Of those, around two-thirds are financial advisers, and the remainder are derivatives issuers, brokers and custodians, fund managers, providers of discretionary investment management services, equity crowdfunding and peer-to-peer lending platform providers, licensed supervisors and issuers of securities.

Between July 1, 2016 and June 30, 2018, the FMA carried out 44 onsite visits and 24 desk-based reviews.

"From this, we found 89 issues in 2017 and 175 issues in 2018 requiring remedial action" by reporting entities, it said. It also examined 145 independent AML/CFT audit reports, as well as information that must be included in annual AML/CFT reports.

While those entities have made good progress there are still a number of areas that require attention, the FMA said.

In some cases, AML/CFT programmes have not been reviewed or updated to align with the businesses' current practices. AML/CFT risk assessments that are not always updated when changes in risks occur and customer due diligence, including enhanced and ongoing account monitoring, remains problematic for reporting entities.

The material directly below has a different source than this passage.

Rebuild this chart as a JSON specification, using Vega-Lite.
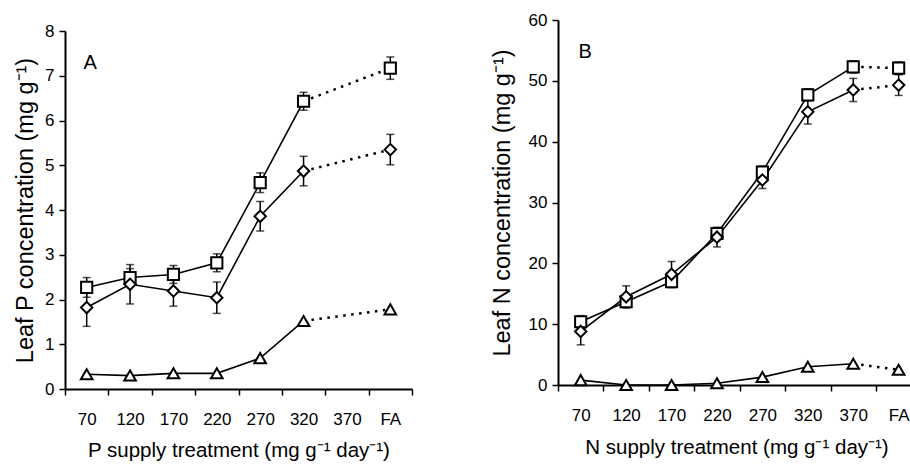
{
  "$schema": "https://vega.github.io/schema/vega-lite/v6.json",
  "background": "white",
  "padding": {"left": 13, "top": 11, "right": 0, "bottom": 0},
  "spacing": 77,
  "datasets": {
    "A": [
      {"s": "sq", "x": 70, "v": 2.27, "e": 0.22},
      {"s": "sq", "x": 120, "v": 2.49, "e": 0.2},
      {"s": "sq", "x": 170, "v": 2.56, "e": 0.2},
      {"s": "sq", "x": 220, "v": 2.82, "e": 0.2},
      {"s": "sq", "x": 270, "v": 4.61, "e": 0.22},
      {"s": "sq", "x": 320, "v": 6.43, "e": 0.2},
      {"s": "sq", "x": 420, "v": 7.17, "e": 0.25},
      {"s": "di", "x": 70, "v": 1.82, "e": 0.42},
      {"s": "di", "x": 120, "v": 2.34, "e": 0.44},
      {"s": "di", "x": 170, "v": 2.19, "e": 0.34},
      {"s": "di", "x": 220, "v": 2.04, "e": 0.35},
      {"s": "di", "x": 270, "v": 3.86, "e": 0.33},
      {"s": "di", "x": 320, "v": 4.87, "e": 0.33},
      {"s": "di", "x": 420, "v": 5.35, "e": 0.34},
      {"s": "tr", "x": 70, "v": 0.33, "e": 0},
      {"s": "tr", "x": 120, "v": 0.3, "e": 0},
      {"s": "tr", "x": 170, "v": 0.35, "e": 0},
      {"s": "tr", "x": 220, "v": 0.35, "e": 0},
      {"s": "tr", "x": 270, "v": 0.69, "e": 0},
      {"s": "tr", "x": 320, "v": 1.52, "e": 0},
      {"s": "tr", "x": 420, "v": 1.78, "e": 0}
    ],
    "B": [
      {"s": "sq", "x": 70, "v": 10.4, "e": 1},
      {"s": "sq", "x": 120, "v": 13.7, "e": 1},
      {"s": "sq", "x": 170, "v": 17.0, "e": 1},
      {"s": "sq", "x": 220, "v": 24.9, "e": 1},
      {"s": "sq", "x": 270, "v": 35.0, "e": 1},
      {"s": "sq", "x": 320, "v": 47.7, "e": 1},
      {"s": "sq", "x": 370, "v": 52.3, "e": 1},
      {"s": "sq", "x": 420, "v": 52.1, "e": 1},
      {"s": "di", "x": 70, "v": 8.8, "e": 2.2},
      {"s": "di", "x": 120, "v": 14.5, "e": 1.8},
      {"s": "di", "x": 170, "v": 18.2, "e": 2.1},
      {"s": "di", "x": 220, "v": 24.3, "e": 1.6},
      {"s": "di", "x": 270, "v": 33.7, "e": 1.4},
      {"s": "di", "x": 320, "v": 44.9, "e": 2.0},
      {"s": "di", "x": 370, "v": 48.5, "e": 1.9},
      {"s": "di", "x": 420, "v": 49.3, "e": 1.7},
      {"s": "tr", "x": 70, "v": 0.8, "e": 0},
      {"s": "tr", "x": 120, "v": 0, "e": 0},
      {"s": "tr", "x": 170, "v": 0, "e": 0},
      {"s": "tr", "x": 220, "v": 0.3, "e": 0},
      {"s": "tr", "x": 270, "v": 1.3, "e": 0},
      {"s": "tr", "x": 320, "v": 3.0, "e": 0},
      {"s": "tr", "x": 370, "v": 3.5, "e": 0},
      {"s": "tr", "x": 420, "v": 2.5, "e": 0}
    ],
    "one": [{"k": 1}]
  },
  "config": {
    "font": "Liberation Sans",
    "view": {"stroke": null},
    "axis": {
      "grid": false,
      "domainColor": "#000",
      "domainWidth": 2,
      "tickColor": "#000",
      "tickWidth": 1.5,
      "tickSize": 6,
      "labelColor": "#000",
      "labelFont": "Liberation Sans",
      "labelFontSize": 17,
      "labelPadding": 5,
      "titleColor": "#000",
      "titleFont": "Liberation Sans",
      "titleFontSize": 20.5,
      "titleFontWeight": "normal",
      "labelOverlap": false,
      "labelFlush": false
    }
  },
  "hconcat": [
    {
      "width": 347,
      "height": 369,
      "data": {"name": "A"},
      "encoding": {
        "x": {
          "field": "x", "type": "quantitative",
          "scale": {"domain": [45, 445], "nice": false, "zero": false},
          "axis": {
            "title": "P supply treatment (mg g⁻¹ day⁻¹)",
            "values": [45, 70, 95, 120, 145, 170, 195, 220, 245, 270, 295, 320, 345, 370, 395, 420, 445],
            "labelExpr": "datum.value == 420 ? 'FA' : ((datum.value - 70) % 50 == 0 ? datum.label : '')",
            "tickOpacity": {"condition": {"test": "(datum.value - 45) % 50 == 0", "value": 1}, "value": 0},
            "labelPadding": 16,
            "titlePadding": 13
          }
        },
        "y": {
          "field": "v", "type": "quantitative",
          "scale": {"domain": [0, 8], "range": [369, 11], "nice": false},
          "axis": {
            "title": "Leaf P concentration (mg g⁻¹)",
            "titleFontSize": 23.5,
            "values": [0, 1, 2, 3, 4, 5, 6, 7, 8],
            "titlePadding": 7
          }
        }
      },
      "layer": [
        {
          "data": {"name": "one"},
          "mark": {"type": "rule", "color": "#000", "strokeWidth": 2},
          "encoding": {"x": {"datum": 445, "type": "quantitative"}, "y": {"datum": 0, "type": "quantitative"}, "y2": {"datum": 8}}
        },
        {
          "data": {"name": "one"},
          "mark": {"type": "rule", "color": "#000", "strokeWidth": 2},
          "encoding": {"y": {"datum": 8, "type": "quantitative"}, "x": {"datum": 45, "type": "quantitative"}, "x2": {"datum": 445}}
        },
        {
          "transform": [{"filter": "datum.x <= 320"}],
          "mark": {"type": "line", "color": "#000", "strokeWidth": 1.6},
          "encoding": {"detail": {"field": "s"}}
        },
        {
          "transform": [{"filter": "datum.x >= 320"}],
          "mark": {"type": "line", "color": "#000", "strokeWidth": 2.5, "strokeDash": [2.5, 5.5]},
          "encoding": {"detail": {"field": "s"}}
        },
        {
          "transform": [{"filter": "datum.e > 0"}],
          "mark": {"type": "errorbar", "color": "#000", "ticks": {"size": 8, "thickness": 1.5, "color": "#000"}, "rule": {"strokeWidth": 1.5}},
          "encoding": {"yError": {"field": "e"}}
        },
        {
          "mark": {"type": "point", "filled": true, "fill": "white", "stroke": "#000", "strokeWidth": 2, "opacity": 1},
          "encoding": {
            "shape": {"field": "s", "type": "nominal", "scale": {"domain": ["sq", "di", "tr"], "range": ["square", "diamond", "triangle-up"]}, "legend": null},
            "size": {"field": "s", "type": "ordinal", "scale": {"domain": ["sq", "di", "tr"], "range": [125, 135, 195]}, "legend": null}
          }
        },
        {
          "transform": [{"filter": "datum.s == 'sq' && datum.x == 70"}],
          "mark": {"type": "text", "fontSize": 20, "fill": "#000", "opacity": 1, "align": "center", "baseline": "middle"},
          "encoding": {"x": {"datum": 74}, "y": {"datum": 7.28}, "text": {"value": "A"}}
        }
      ]
    },
    {
      "width": 357,
      "height": 365,
      "data": {"name": "B"},
      "encoding": {
        "x": {
          "field": "x", "type": "quantitative",
          "scale": {"domain": [45, 438], "nice": false, "zero": false},
          "axis": {
            "title": "N supply treatment (mg g⁻¹ day⁻¹)",
            "values": [45, 70, 95, 120, 145, 170, 195, 220, 245, 270, 295, 320, 345, 370, 395, 420],
            "labelExpr": "datum.value == 420 ? 'FA' : ((datum.value - 70) % 50 == 0 ? datum.label : '')",
            "tickOpacity": {"condition": {"test": "(datum.value - 45) % 50 == 0", "value": 1}, "value": 0},
            "labelPadding": 16,
            "titlePadding": 14
          }
        },
        "y": {
          "field": "v", "type": "quantitative",
          "scale": {"domain": [0, 60], "nice": false},
          "axis": {
            "title": "Leaf N concentration (mg g⁻¹)",
            "titleFontSize": 23.5,
            "values": [0, 10, 20, 30, 40, 50, 60],
            "titlePadding": 14
          }
        }
      },
      "layer": [
        {
          "data": {"name": "one"},
          "mark": {"type": "rule", "color": "#000", "strokeWidth": 2.5},
          "encoding": {"y": {"datum": 60, "type": "quantitative"}, "x": {"datum": 45, "type": "quantitative"}, "x2": {"datum": 438}}
        },
        {
          "transform": [{"filter": "datum.x <= 370"}],
          "mark": {"type": "line", "color": "#000", "strokeWidth": 1.6},
          "encoding": {"detail": {"field": "s"}}
        },
        {
          "transform": [{"filter": "datum.x >= 370"}],
          "mark": {"type": "line", "color": "#000", "strokeWidth": 2.5, "strokeDash": [2.5, 5.5]},
          "encoding": {"detail": {"field": "s"}}
        },
        {
          "transform": [{"filter": "datum.e > 0"}],
          "mark": {"type": "errorbar", "color": "#000", "ticks": {"size": 8, "thickness": 1.5, "color": "#000"}, "rule": {"strokeWidth": 1.5}},
          "encoding": {"yError": {"field": "e"}}
        },
        {
          "mark": {"type": "point", "filled": true, "fill": "white", "stroke": "#000", "strokeWidth": 2, "opacity": 1},
          "encoding": {
            "shape": {"field": "s", "type": "nominal", "scale": {"domain": ["sq", "di", "tr"], "range": ["square", "diamond", "triangle-up"]}, "legend": null},
            "size": {"field": "s", "type": "ordinal", "scale": {"domain": ["sq", "di", "tr"], "range": [155, 150, 200]}, "legend": null}
          }
        },
        {
          "transform": [{"filter": "datum.s == 'sq' && datum.x == 70"}],
          "mark": {"type": "text", "fontSize": 20, "fill": "#000", "opacity": 1, "align": "center", "baseline": "middle"},
          "encoding": {"x": {"datum": 75}, "y": {"datum": 54.8}, "text": {"value": "B"}}
        }
      ]
    }
  ]
}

Looking to the future, it said there would be an increasing focus on reviewing independent audit reports, more in-depth reviews of client on-boarding and account monitoring processes. When undertaking operational reviews, the FMA will focus more on front-line staff who perform tasks such as client on-boarding, to assess their understanding of the obligations.

"We expect REs to consider the findings and observations in this report and, where required, update their AML/CFT policies, procedures and controls to ensure compliance with their obligations," it said.


The FMA said it would continue to investigate suspected non-compliance and take appropriate enforcement action. This will include "giving more consideration to publishing the outcomes of formal warnings we issue."